From the entries below, report how many lines contain the string "this". Give only that number.

━━ RECORDED INFORMATION

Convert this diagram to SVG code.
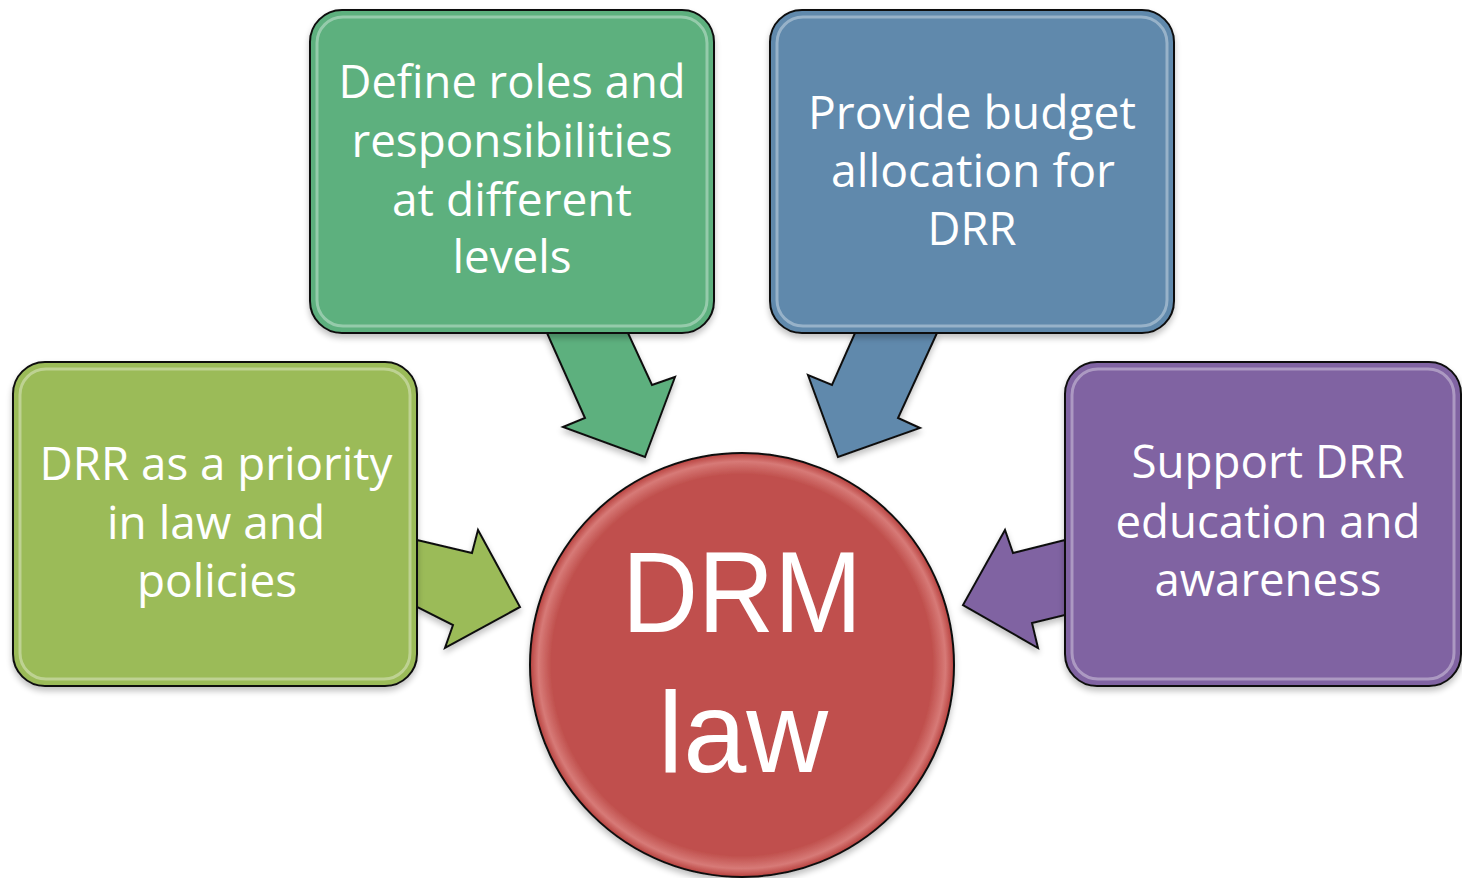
<svg xmlns="http://www.w3.org/2000/svg" width="1462" height="878" viewBox="0 0 1462 878">
<style>
  .lbl { font-family: "Open Sans", "Liberation Sans", sans-serif; font-size: 45px; fill: #ffffff; text-anchor: middle; }
  .big { font-family: "Liberation Sans", "Open Sans", sans-serif; font-size: 115px; fill: #ffffff; text-anchor: middle; }
  .box { stroke: #111111; stroke-width: 2; filter: url(#sh); }
  .hl { fill: none; stroke: #ffffff; stroke-opacity: 0.35; stroke-width: 3; }
  .arr { stroke: #111111; stroke-width: 2; stroke-linejoin: miter; filter: url(#sh); }
</style>
<defs>
  <filter id="sh" x="-10%" y="-10%" width="120%" height="125%">
    <feGaussianBlur in="SourceAlpha" stdDeviation="3"/>
    <feOffset dx="0" dy="4" result="b"/>
    <feComponentTransfer><feFuncA type="linear" slope="0.25"/></feComponentTransfer>
    <feMerge><feMergeNode/><feMergeNode in="SourceGraphic"/></feMerge>
  </filter>
  <radialGradient id="rg" cx="0.5" cy="0.5" r="0.5">
    <stop offset="0.9" stop-color="#C0504D"/>
    <stop offset="0.96" stop-color="#D77A77"/>
    <stop offset="1" stop-color="#B8413E"/>
  </radialGradient>
</defs>
<rect width="1462" height="878" fill="#ffffff"/>

<g id="connectors">
  <polygon class="arr" fill="#5DB07E" points="547,333 628,333 652,385 675,377 645,457 563,427 585,418"/>
  <polygon class="arr" fill="#6089AC" points="855,333 937,333 898,418 920,428 838,457 808,375 832,385"/>
  <polygon class="arr" fill="#9BBB59" points="417,540 472,553 478,530 520,607 445,648 453,625 417,607"/>
  <polygon class="arr" fill="#8064A2" points="1065,540 1013,553 1005,530 963,605 1038,648 1032,623 1065,615"/>
</g>

<g id="node-priority">
  <rect class="box" x="13" y="362" width="404" height="324" rx="32" fill="#9BBB59"/>
  <rect class="hl" x="20" y="369" width="390" height="310" rx="26"/>
  <text class="lbl" x="216" y="480" textLength="353" lengthAdjust="spacingAndGlyphs">DRR as a priority</text>
  <text class="lbl" x="216" y="539" textLength="218" lengthAdjust="spacingAndGlyphs">in law and</text>
  <text class="lbl" x="217" y="597" textLength="160" lengthAdjust="spacingAndGlyphs">policies</text>
</g>

<g id="node-roles">
  <rect class="box" x="310" y="10" width="404" height="323" rx="32" fill="#5DB07E"/>
  <rect class="hl" x="317" y="17" width="390" height="309" rx="26"/>
  <text class="lbl" x="512" y="98" textLength="347" lengthAdjust="spacingAndGlyphs">Define roles and</text>
  <text class="lbl" x="512" y="157" textLength="321" lengthAdjust="spacingAndGlyphs">responsibilities</text>
  <text class="lbl" x="512" y="216" textLength="240" lengthAdjust="spacingAndGlyphs">at different</text>
  <text class="lbl" x="512" y="273" textLength="119" lengthAdjust="spacingAndGlyphs">levels</text>
</g>

<g id="node-budget">
  <rect class="box" x="770" y="10" width="404" height="323" rx="32" fill="#6089AC"/>
  <rect class="hl" x="777" y="17" width="390" height="309" rx="26"/>
  <text class="lbl" x="972" y="129" textLength="328" lengthAdjust="spacingAndGlyphs">Provide budget</text>
  <text class="lbl" x="973" y="187" textLength="284" lengthAdjust="spacingAndGlyphs">allocation for</text>
  <text class="lbl" x="972" y="245" textLength="89" lengthAdjust="spacingAndGlyphs">DRR</text>
</g>

<g id="node-education">
  <rect class="box" x="1065" y="362" width="396" height="324" rx="32" fill="#8064A2"/>
  <rect class="hl" x="1072" y="369" width="382" height="310" rx="26"/>
  <text class="lbl" x="1268" y="478" textLength="273" lengthAdjust="spacingAndGlyphs">Support DRR</text>
  <text class="lbl" x="1268" y="538" textLength="305" lengthAdjust="spacingAndGlyphs">education and</text>
  <text class="lbl" x="1268" y="596" textLength="227" lengthAdjust="spacingAndGlyphs">awareness</text>
</g>

<g id="node-drm">
  <circle cx="742" cy="665" r="212" fill="url(#rg)" stroke="#111111" stroke-width="2" filter="url(#sh)"/>
  <text class="big" x="742" y="632" textLength="240" lengthAdjust="spacingAndGlyphs">DRM</text>
  <text class="big" x="743" y="772" textLength="170" lengthAdjust="spacingAndGlyphs">law</text>
</g>
</svg>
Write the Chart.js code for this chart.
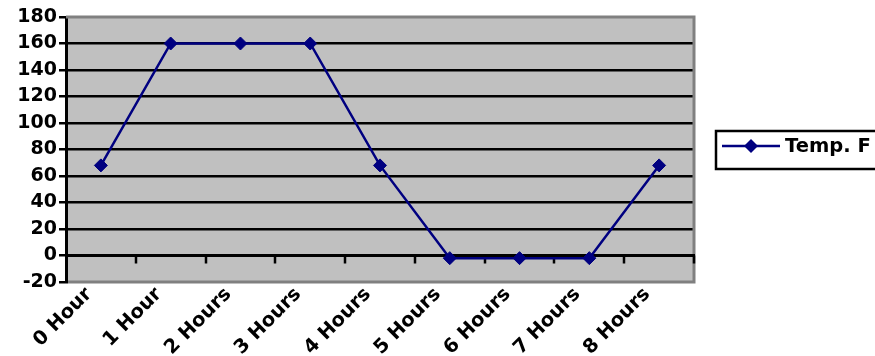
<!DOCTYPE html>
<html>
<head>
<meta charset="utf-8">
<script src="https://cdn.jsdelivr.net/npm/chart.js@4/dist/chart.umd.min.js"></script>
<style>
  html, body { margin: 0; padding: 0; background: #ffffff; }
  #wrap { width: 875px; height: 356px; position: relative; }
</style>
</head>
<body>
<div id="wrap"><canvas id="c"></canvas></div>
<script>
// Oven temperature over a baking cycle
const categories = ['0 Hour', '1 Hour', '2 Hours', '3 Hours', '4 Hours', '5 Hours', '6 Hours', '7 Hours', '8 Hours'];
const tempF = [68, 160, 160, 160, 68, -2, -2, -2, 68];
const seriesLabel = 'Temp. F';
const yMin = -20, yMax = 180, yStep = 20;

const FONT = '"DejaVu Sans", Verdana, sans-serif';
const NAVY = '#000080';
const PLOT_BG = '#C0C0C0';
const PLOT_EDGE = '#808080';

// grey plot background and frame, plus category ticks hanging off the zero line
const plotFrame = {
  id: 'plotFrame',
  beforeDraw(chart) {
    const { ctx, chartArea: a } = chart;
    ctx.save();
    ctx.fillStyle = PLOT_BG;
    ctx.fillRect(a.left, a.top, a.right - a.left, a.bottom - a.top);
    ctx.restore();
  },
  beforeDatasetsDraw(chart) {
    const { ctx, chartArea: a, scales } = chart;
    ctx.save();
    ctx.strokeStyle = PLOT_EDGE;
    ctx.lineWidth = 3;
    ctx.beginPath();
    ctx.moveTo(a.left, a.top);
    ctx.lineTo(a.right, a.top);
    ctx.lineTo(a.right, a.bottom);
    ctx.lineTo(a.left + 2, a.bottom);
    ctx.stroke();

    // category axis crosses at zero
    const y0 = scales.y.getPixelForValue(0);
    const x = scales.x;
    const half = (x.getPixelForValue(1) - x.getPixelForValue(0)) / 2;
    ctx.strokeStyle = '#000000';
    ctx.lineWidth = 3;
    ctx.beginPath();
    ctx.moveTo(a.left, y0);
    ctx.lineTo(a.right + 1, y0);
    ctx.stroke();
    ctx.lineWidth = 2.5;
    for (let i = 1; i <= categories.length; i++) {
      const px = Math.round(x.getPixelForValue(i - 1) + half);
      ctx.beginPath();
      ctx.moveTo(px, y0);
      ctx.lineTo(px, y0 + 8);
      ctx.stroke();
    }
    ctx.restore();
  }
};

// boxed legend to the right of the plot
const boxLegend = {
  id: 'boxLegend',
  afterDraw(chart) {
    const { ctx, chartArea: a } = chart;
    const ds = chart.data.datasets[0];
    const left = a.right + 22;
    const cy = Math.round((a.top + a.bottom) / 2);
    const top = cy - 19, h = 38;
    ctx.save();
    ctx.fillStyle = '#ffffff';
    ctx.fillRect(left, top, chart.width - left + 10, h);
    ctx.strokeStyle = '#000000';
    ctx.lineWidth = 2.5;
    ctx.strokeRect(left, top, chart.width - left + 10, h);
    // sample line with marker
    ctx.strokeStyle = NAVY;
    ctx.lineWidth = 2.5;
    ctx.beginPath();
    ctx.moveTo(left + 6, cy - 4);
    ctx.lineTo(left + 64, cy - 4);
    ctx.stroke();
    ctx.fillStyle = NAVY;
    ctx.beginPath();
    const mx = left + 35, my = cy - 4, r = 7;
    ctx.moveTo(mx - r, my);
    ctx.lineTo(mx, my - r);
    ctx.lineTo(mx + r, my);
    ctx.lineTo(mx, my + r);
    ctx.closePath();
    ctx.fill();
    // label
    ctx.fillStyle = '#000000';
    ctx.font = 'bold 19.5px ' + FONT;
    ctx.textBaseline = 'middle';
    ctx.textAlign = 'left';
    ctx.fillText(ds.label, left + 69, cy - 3);
    ctx.restore();
  }
};

new Chart(document.getElementById('c'), {
  type: 'line',
  data: {
    labels: categories,
    datasets: [{
      label: seriesLabel,
      data: tempF,
      borderColor: NAVY,
      backgroundColor: NAVY,
      borderWidth: 2.5,
      pointStyle: 'rectRot',
      pointRadius: 6.5,
      pointBorderWidth: 1,
      pointBorderColor: NAVY,
      pointBackgroundColor: NAVY,
      tension: 0,
      fill: false
    }]
  },
  options: {
    responsive: true,
    maintainAspectRatio: false,
    animation: false,
    events: [],
    layout: { padding: { left: 0, right: 181, top: 17, bottom: 0 } },
    plugins: {
      legend: { display: false },
      tooltip: { enabled: false }
    },
    scales: {
      x: {
        type: 'category',
        offset: true,
        grid: { display: false, drawTicks: false },
        border: { display: false },
        ticks: {
          color: '#000000',
          font: { family: FONT, size: 19.5, weight: 'bold' },
          minRotation: 45,
          maxRotation: 45,
          padding: 1,
          labelOffset: -12,
          autoSkip: false
        },
        afterFit(scale) { scale.height = 74; }
      },
      y: {
        min: yMin,
        max: yMax,
        grid: {
          color: (c) => (c.tick && (c.tick.value === yMin || c.tick.value === yMax)) ? 'rgba(0,0,0,0)' : '#000000',
          lineWidth: 2.5,
          tickColor: '#000000',
          tickLength: 7,
          tickWidth: 2.5
        },
        border: { display: true, color: '#000000', width: 3 },
        ticks: {
          stepSize: yStep,
          color: '#000000',
          font: { family: FONT, size: 19, weight: 'bold' },
          padding: 2
        },
        afterFit(scale) { scale.width = 66; }
      }
    }
  },
  plugins: [plotFrame, boxLegend]
});
</script>
</body>
</html>
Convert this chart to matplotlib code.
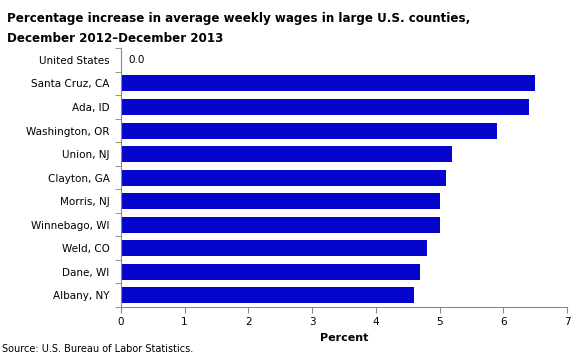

━━━━

* **WORKED SOLUTION**: 3